/scrfd_onnx_tensorrt

scrfd使用onnxruntime-gpu跟tensorrt加速

Primary LanguagePython

scrfd的tensorrt-onnxparser推理

一 、环境:

​ centos7

​ tensorrt8.2.1.8

​ onnx==1.9.0

​ cudnn==8.0.2.39

  • 提示安装的版本很有关系,一开始安装的是tensorrt7.0, 在创建引擎时报错,

  • onnx也推荐用tensorrt官网推荐的1.9.0.

  • cudnn必须也要用8系列的. 由于系统还用onnxruntime-gpu ==1.6.0,故cudnn就采用cudnnn8.0.2.39. 这样可以兼容,只是在创建engine时会有警报,cudnn版不对. 推荐使用的是cudnn版本为8.2.1.32.

    [03/15/2022-15:03:37] [TRT] [W] TensorRT was linked against cuBLAS/cuBLAS LT 10.2.3 but loaded cuBLAS/cuBLAS LT 10.2.2   
    [03/15/2022-15:03:37] [TRT] [W] TensorRT was linked against cuDNN 8.2.1 but loaded cuDNN 8.0.2

二、pth转onnx

git clone insightface项目:deepinsight/insightface: State-of-the-art 2D and 3D Face Analysis Project (github.com)

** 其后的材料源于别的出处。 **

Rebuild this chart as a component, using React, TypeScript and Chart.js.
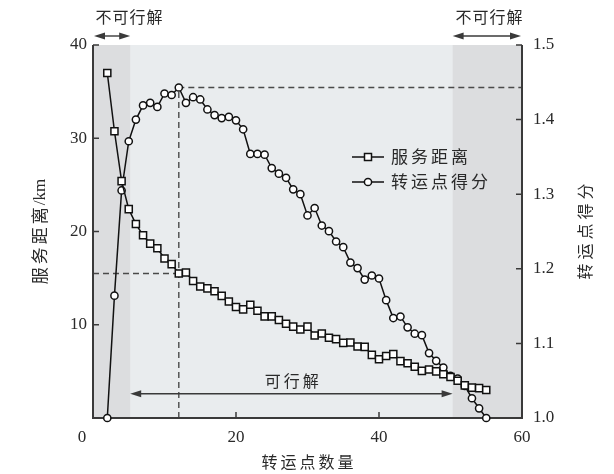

scrfd在 ./detection/scrfd中.

修改 ./detection/scrfd/modesl/hense_heads/scrfd_head.py中333-335行代码

# 原代码
# cls_score = cls_score.permute(2, 3, 0, 1).reshape(-1, self.cls_out_channels).sigmoid()
# bbox_pred = bbox_pred.permute(2, 3, 0, 1).reshape(-1, 4)
# kps_pred = kps_pred.permute(2,3,0,1).reshape(-1, 10)

#todo 上面三行代码修改如下,去除-1
cls_score_shape = cls_score.shape
bbox_pred_shape = bbox_pred.shape
kps_pred_shape = kps_pred.shape
print("cls_score_shape",cls_score_shape," bbox_pred_shape:",bbox_pred_shape," kps_pred_shape:",kps_pred_shape)

#todo 如果要batch,用此三行
# cls_score = cls_score.permute(2, 3, 0, 1).reshape(int(cls_score_shape[0]),int(2*cls_score_shape[2]*cls_score_shape[3]), self.cls_out_channels).sigmoid()
# bbox_pred = bbox_pred.permute(2, 3, 0, 1).reshape(int(bbox_pred_shape[0]),int(2*bbox_pred_shape[2]*bbox_pred_shape[3]), 4)
# kps_pred = kps_pred.permute(2,3,0,1).reshape(int(kps_pred_shape[0]),int(2*kps_pred_shape[2]*kps_pred_shape[3]), 10)            
#todo如果直接输入batch=1,取消batch维度,用此三行
cls_score = cls_score.permute(2, 3, 0, 1).reshape(int(2*cls_score_shape[2]*cls_score_shape[3]), self.cls_out_channels).sigmoid()
bbox_pred = bbox_pred.permute(2, 3, 0, 1).reshape(int(2*bbox_pred_shape[2]*bbox_pred_shape[3]), 4)
kps_pred = kps_pred.permute(2,3,0,1).reshape(int(2*kps_pred_shape[2]*kps_pred_shape[3]), 10)  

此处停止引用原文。